What cruise line is best for first-time cruisers?
First-time cruisers often choose mainstream cruise lines because of their broad itineraries, flexible pricing, and high onboard activity levels. Large ships from operators such as Royal Caribbean, Carnival, or MSC offer multiple dining options, entertainment venues, and structured programming, which can make the experience feel familiar and easy to navigate.
How far in advance should I book a cruise?
Cruise booking timelines depend on destination and cabin type. Popular itineraries such as Alaska or Mediterranean sailings often sell out earlier, especially during peak season. Booking six to twelve months in advance typically provides wider cabin selection and more pricing flexibility, though last-minute deals may appear for select sailings.
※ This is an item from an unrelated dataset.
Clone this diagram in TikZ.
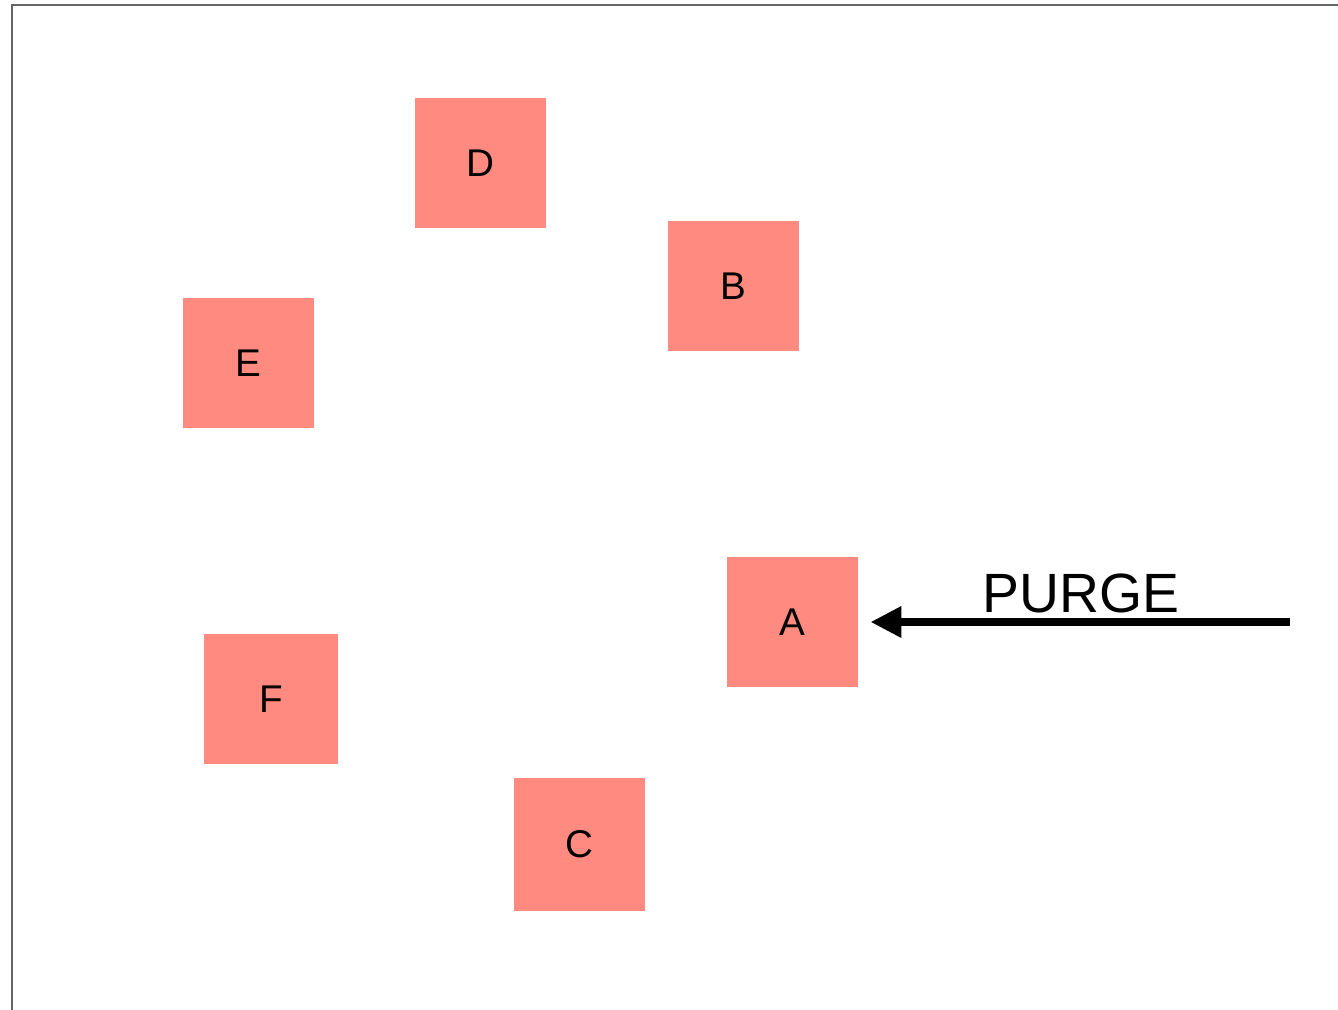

Are cruise gratuities included in the fare?
Gratuity policies vary by cruise line and segment. Mainstream and premium lines often charge daily service fees separately, though some fare bundles may include them. Luxury operators more commonly include gratuities within the base fare. Always review the booking terms before confirming.
Do cruise lines price match?
Most cruise lines set standard fares across booking channels, but promotions, onboard credit offers, or bundled perks may vary. Some operators may adjust pricing if a lower public fare appears before final payment, depending on the fare type and cancellation policy.